# Direction
Set each record down exactly, excluding all images.
________________
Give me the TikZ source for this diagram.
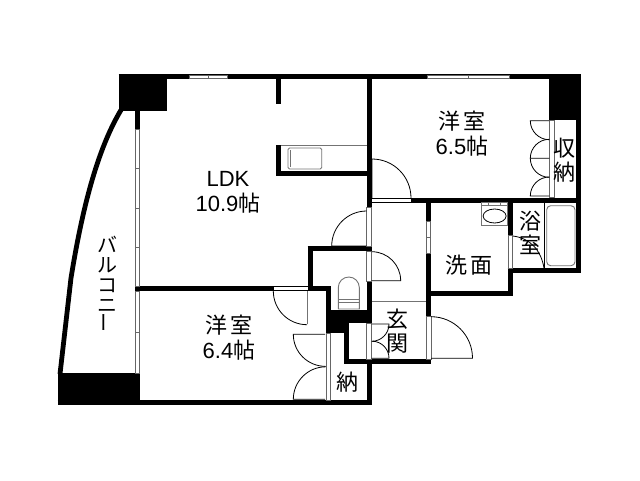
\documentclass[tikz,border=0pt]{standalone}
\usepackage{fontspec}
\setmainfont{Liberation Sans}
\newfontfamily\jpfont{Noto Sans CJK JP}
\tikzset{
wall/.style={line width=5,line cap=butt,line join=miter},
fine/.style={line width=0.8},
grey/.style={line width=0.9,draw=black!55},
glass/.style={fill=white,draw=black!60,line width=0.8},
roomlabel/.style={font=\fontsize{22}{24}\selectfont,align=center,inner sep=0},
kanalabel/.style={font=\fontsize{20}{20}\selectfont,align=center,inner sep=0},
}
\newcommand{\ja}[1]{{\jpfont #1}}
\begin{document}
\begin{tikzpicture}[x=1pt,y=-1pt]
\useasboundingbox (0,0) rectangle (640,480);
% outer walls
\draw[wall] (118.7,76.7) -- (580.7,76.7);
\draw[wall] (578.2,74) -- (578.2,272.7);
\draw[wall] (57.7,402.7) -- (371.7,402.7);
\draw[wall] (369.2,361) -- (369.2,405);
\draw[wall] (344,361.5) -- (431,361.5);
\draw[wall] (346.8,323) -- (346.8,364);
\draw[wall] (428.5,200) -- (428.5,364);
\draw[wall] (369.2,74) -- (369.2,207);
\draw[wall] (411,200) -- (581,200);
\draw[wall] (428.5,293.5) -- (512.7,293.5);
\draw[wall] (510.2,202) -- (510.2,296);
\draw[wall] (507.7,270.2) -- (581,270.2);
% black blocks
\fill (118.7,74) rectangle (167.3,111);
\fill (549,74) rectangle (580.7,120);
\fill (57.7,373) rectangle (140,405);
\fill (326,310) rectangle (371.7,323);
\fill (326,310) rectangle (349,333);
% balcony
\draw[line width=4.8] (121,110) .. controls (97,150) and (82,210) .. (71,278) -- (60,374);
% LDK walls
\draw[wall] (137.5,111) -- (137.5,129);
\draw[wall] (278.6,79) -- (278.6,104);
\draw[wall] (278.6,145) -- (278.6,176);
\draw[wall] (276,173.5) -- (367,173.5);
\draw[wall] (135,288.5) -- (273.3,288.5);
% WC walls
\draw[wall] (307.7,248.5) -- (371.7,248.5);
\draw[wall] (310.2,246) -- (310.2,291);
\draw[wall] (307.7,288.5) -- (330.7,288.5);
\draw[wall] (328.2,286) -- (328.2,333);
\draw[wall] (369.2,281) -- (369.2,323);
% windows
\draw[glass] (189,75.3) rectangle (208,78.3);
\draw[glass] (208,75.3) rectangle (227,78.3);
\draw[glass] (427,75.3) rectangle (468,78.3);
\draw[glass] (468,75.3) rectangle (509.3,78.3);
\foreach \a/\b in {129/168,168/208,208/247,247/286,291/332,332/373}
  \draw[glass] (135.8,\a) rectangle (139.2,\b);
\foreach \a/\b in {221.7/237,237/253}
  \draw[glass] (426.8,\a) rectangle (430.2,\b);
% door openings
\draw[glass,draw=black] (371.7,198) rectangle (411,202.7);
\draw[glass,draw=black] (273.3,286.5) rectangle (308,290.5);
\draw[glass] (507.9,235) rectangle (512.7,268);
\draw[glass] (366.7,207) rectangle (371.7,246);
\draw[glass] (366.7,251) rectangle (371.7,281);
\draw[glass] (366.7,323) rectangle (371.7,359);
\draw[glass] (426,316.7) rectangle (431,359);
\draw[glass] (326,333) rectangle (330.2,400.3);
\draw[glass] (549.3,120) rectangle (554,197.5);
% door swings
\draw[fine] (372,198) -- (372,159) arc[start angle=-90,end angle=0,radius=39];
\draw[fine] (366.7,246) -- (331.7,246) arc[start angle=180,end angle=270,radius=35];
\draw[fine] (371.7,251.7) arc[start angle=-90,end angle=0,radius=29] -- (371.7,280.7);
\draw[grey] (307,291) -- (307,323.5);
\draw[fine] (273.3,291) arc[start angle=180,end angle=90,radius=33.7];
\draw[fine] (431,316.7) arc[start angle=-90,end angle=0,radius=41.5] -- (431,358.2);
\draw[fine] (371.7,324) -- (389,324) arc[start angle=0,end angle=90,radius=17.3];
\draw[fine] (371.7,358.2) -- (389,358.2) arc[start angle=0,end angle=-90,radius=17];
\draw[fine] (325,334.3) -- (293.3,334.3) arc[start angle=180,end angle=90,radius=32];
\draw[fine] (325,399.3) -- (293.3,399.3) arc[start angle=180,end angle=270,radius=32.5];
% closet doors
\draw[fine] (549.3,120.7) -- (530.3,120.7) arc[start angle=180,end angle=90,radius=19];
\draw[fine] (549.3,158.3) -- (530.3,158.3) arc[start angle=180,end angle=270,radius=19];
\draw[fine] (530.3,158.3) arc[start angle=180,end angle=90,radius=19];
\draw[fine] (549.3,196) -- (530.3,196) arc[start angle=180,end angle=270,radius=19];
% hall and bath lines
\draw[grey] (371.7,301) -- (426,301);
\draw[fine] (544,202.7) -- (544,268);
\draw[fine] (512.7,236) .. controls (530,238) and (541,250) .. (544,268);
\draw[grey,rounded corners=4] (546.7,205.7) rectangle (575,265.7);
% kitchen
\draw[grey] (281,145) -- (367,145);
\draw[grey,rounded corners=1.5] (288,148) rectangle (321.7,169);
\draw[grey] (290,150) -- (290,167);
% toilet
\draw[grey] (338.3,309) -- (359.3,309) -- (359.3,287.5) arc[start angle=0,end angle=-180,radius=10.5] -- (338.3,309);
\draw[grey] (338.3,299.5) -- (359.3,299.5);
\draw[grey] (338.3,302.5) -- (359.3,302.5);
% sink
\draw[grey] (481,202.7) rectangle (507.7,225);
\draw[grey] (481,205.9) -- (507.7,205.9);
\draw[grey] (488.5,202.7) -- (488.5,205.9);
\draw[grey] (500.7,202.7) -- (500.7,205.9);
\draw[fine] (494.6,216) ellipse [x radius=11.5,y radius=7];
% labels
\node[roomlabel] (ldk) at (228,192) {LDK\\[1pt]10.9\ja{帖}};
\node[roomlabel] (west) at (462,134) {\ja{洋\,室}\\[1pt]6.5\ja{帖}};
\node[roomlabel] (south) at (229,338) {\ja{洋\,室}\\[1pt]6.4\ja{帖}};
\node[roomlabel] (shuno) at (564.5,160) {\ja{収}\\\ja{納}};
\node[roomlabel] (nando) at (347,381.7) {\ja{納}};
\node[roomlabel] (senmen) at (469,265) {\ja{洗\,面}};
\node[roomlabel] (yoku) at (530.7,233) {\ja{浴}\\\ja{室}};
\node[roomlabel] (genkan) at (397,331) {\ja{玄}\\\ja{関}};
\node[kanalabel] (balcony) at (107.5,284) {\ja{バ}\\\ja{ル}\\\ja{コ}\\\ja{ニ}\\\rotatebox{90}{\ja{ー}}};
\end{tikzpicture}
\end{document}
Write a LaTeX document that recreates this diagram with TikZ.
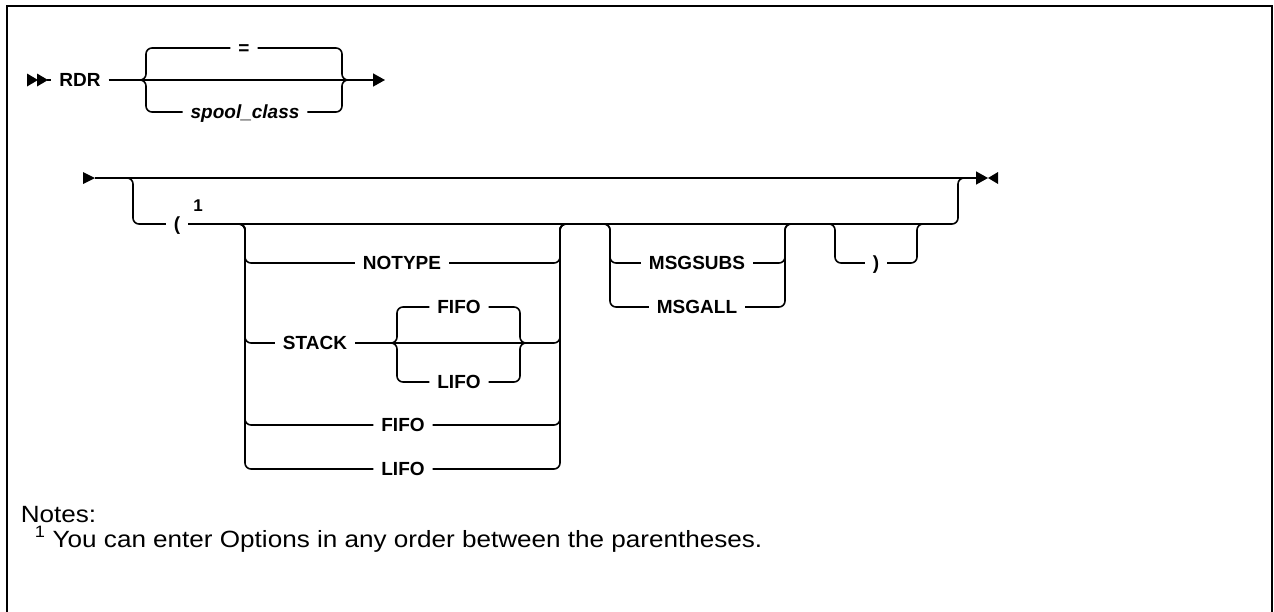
________________
# Expected answer
Give me the TikZ source for this diagram.
\documentclass[tikz,border=0pt]{standalone}
\usepackage{fontspec}
\setmainfont{Liberation Sans}
\newfontfamily\jpfont{Noto Sans CJK JP}
\tikzset{
wall/.style={line width=5,line cap=butt,line join=miter},
fine/.style={line width=0.8},
grey/.style={line width=0.9,draw=black!55},
glass/.style={fill=white,draw=black!60,line width=0.8},
roomlabel/.style={font=\fontsize{22}{24}\selectfont,align=center,inner sep=0},
kanalabel/.style={font=\fontsize{20}{20}\selectfont,align=center,inner sep=0},
}
\newcommand{\ja}[1]{{\jpfont #1}}
\begin{document}
\begin{tikzpicture}[x=1pt,y=-1pt]
\useasboundingbox (0,0) rectangle (640,480);
% outer walls
\draw[wall] (118.7,76.7) -- (580.7,76.7);
\draw[wall] (578.2,74) -- (578.2,272.7);
\draw[wall] (57.7,402.7) -- (371.7,402.7);
\draw[wall] (369.2,361) -- (369.2,405);
\draw[wall] (344,361.5) -- (431,361.5);
\draw[wall] (346.8,323) -- (346.8,364);
\draw[wall] (428.5,200) -- (428.5,364);
\draw[wall] (369.2,74) -- (369.2,207);
\draw[wall] (411,200) -- (581,200);
\draw[wall] (428.5,293.5) -- (512.7,293.5);
\draw[wall] (510.2,202) -- (510.2,296);
\draw[wall] (507.7,270.2) -- (581,270.2);
% black blocks
\fill (118.7,74) rectangle (167.3,111);
\fill (549,74) rectangle (580.7,120);
\fill (57.7,373) rectangle (140,405);
\fill (326,310) rectangle (371.7,323);
\fill (326,310) rectangle (349,333);
% balcony
\draw[line width=4.8] (121,110) .. controls (97,150) and (82,210) .. (71,278) -- (60,374);
% LDK walls
\draw[wall] (137.5,111) -- (137.5,129);
\draw[wall] (278.6,79) -- (278.6,104);
\draw[wall] (278.6,145) -- (278.6,176);
\draw[wall] (276,173.5) -- (367,173.5);
\draw[wall] (135,288.5) -- (273.3,288.5);
% WC walls
\draw[wall] (307.7,248.5) -- (371.7,248.5);
\draw[wall] (310.2,246) -- (310.2,291);
\draw[wall] (307.7,288.5) -- (330.7,288.5);
\draw[wall] (328.2,286) -- (328.2,333);
\draw[wall] (369.2,281) -- (369.2,323);
% windows
\draw[glass] (189,75.3) rectangle (208,78.3);
\draw[glass] (208,75.3) rectangle (227,78.3);
\draw[glass] (427,75.3) rectangle (468,78.3);
\draw[glass] (468,75.3) rectangle (509.3,78.3);
\foreach \a/\b in {129/168,168/208,208/247,247/286,291/332,332/373}
  \draw[glass] (135.8,\a) rectangle (139.2,\b);
\foreach \a/\b in {221.7/237,237/253}
  \draw[glass] (426.8,\a) rectangle (430.2,\b);
% door openings
\draw[glass,draw=black] (371.7,198) rectangle (411,202.7);
\draw[glass,draw=black] (273.3,286.5) rectangle (308,290.5);
\draw[glass] (507.9,235) rectangle (512.7,268);
\draw[glass] (366.7,207) rectangle (371.7,246);
\draw[glass] (366.7,251) rectangle (371.7,281);
\draw[glass] (366.7,323) rectangle (371.7,359);
\draw[glass] (426,316.7) rectangle (431,359);
\draw[glass] (326,333) rectangle (330.2,400.3);
\draw[glass] (549.3,120) rectangle (554,197.5);
% door swings
\draw[fine] (372,198) -- (372,159) arc[start angle=-90,end angle=0,radius=39];
\draw[fine] (366.7,246) -- (331.7,246) arc[start angle=180,end angle=270,radius=35];
\draw[fine] (371.7,251.7) arc[start angle=-90,end angle=0,radius=29] -- (371.7,280.7);
\draw[grey] (307,291) -- (307,323.5);
\draw[fine] (273.3,291) arc[start angle=180,end angle=90,radius=33.7];
\draw[fine] (431,316.7) arc[start angle=-90,end angle=0,radius=41.5] -- (431,358.2);
\draw[fine] (371.7,324) -- (389,324) arc[start angle=0,end angle=90,radius=17.3];
\draw[fine] (371.7,358.2) -- (389,358.2) arc[start angle=0,end angle=-90,radius=17];
\draw[fine] (325,334.3) -- (293.3,334.3) arc[start angle=180,end angle=90,radius=32];
\draw[fine] (325,399.3) -- (293.3,399.3) arc[start angle=180,end angle=270,radius=32.5];
% closet doors
\draw[fine] (549.3,120.7) -- (530.3,120.7) arc[start angle=180,end angle=90,radius=19];
\draw[fine] (549.3,158.3) -- (530.3,158.3) arc[start angle=180,end angle=270,radius=19];
\draw[fine] (530.3,158.3) arc[start angle=180,end angle=90,radius=19];
\draw[fine] (549.3,196) -- (530.3,196) arc[start angle=180,end angle=270,radius=19];
% hall and bath lines
\draw[grey] (371.7,301) -- (426,301);
\draw[fine] (544,202.7) -- (544,268);
\draw[fine] (512.7,236) .. controls (530,238) and (541,250) .. (544,268);
\draw[grey,rounded corners=4] (546.7,205.7) rectangle (575,265.7);
% kitchen
\draw[grey] (281,145) -- (367,145);
\draw[grey,rounded corners=1.5] (288,148) rectangle (321.7,169);
\draw[grey] (290,150) -- (290,167);
% toilet
\draw[grey] (338.3,309) -- (359.3,309) -- (359.3,287.5) arc[start angle=0,end angle=-180,radius=10.5] -- (338.3,309);
\draw[grey] (338.3,299.5) -- (359.3,299.5);
\draw[grey] (338.3,302.5) -- (359.3,302.5);
% sink
\draw[grey] (481,202.7) rectangle (507.7,225);
\draw[grey] (481,205.9) -- (507.7,205.9);
\draw[grey] (488.5,202.7) -- (488.5,205.9);
\draw[grey] (500.7,202.7) -- (500.7,205.9);
\draw[fine] (494.6,216) ellipse [x radius=11.5,y radius=7];
% labels
\node[roomlabel] (ldk) at (228,192) {LDK\\[1pt]10.9\ja{帖}};
\node[roomlabel] (west) at (462,134) {\ja{洋\,室}\\[1pt]6.5\ja{帖}};
\node[roomlabel] (south) at (229,338) {\ja{洋\,室}\\[1pt]6.4\ja{帖}};
\node[roomlabel] (shuno) at (564.5,160) {\ja{収}\\\ja{納}};
\node[roomlabel] (nando) at (347,381.7) {\ja{納}};
\node[roomlabel] (senmen) at (469,265) {\ja{洗\,面}};
\node[roomlabel] (yoku) at (530.7,233) {\ja{浴}\\\ja{室}};
\node[roomlabel] (genkan) at (397,331) {\ja{玄}\\\ja{関}};
\node[kanalabel] (balcony) at (107.5,284) {\ja{バ}\\\ja{ル}\\\ja{コ}\\\ja{ニ}\\\rotatebox{90}{\ja{ー}}};
\end{tikzpicture}
\end{document}
Write a LaTeX document that recreates this diagram with TikZ.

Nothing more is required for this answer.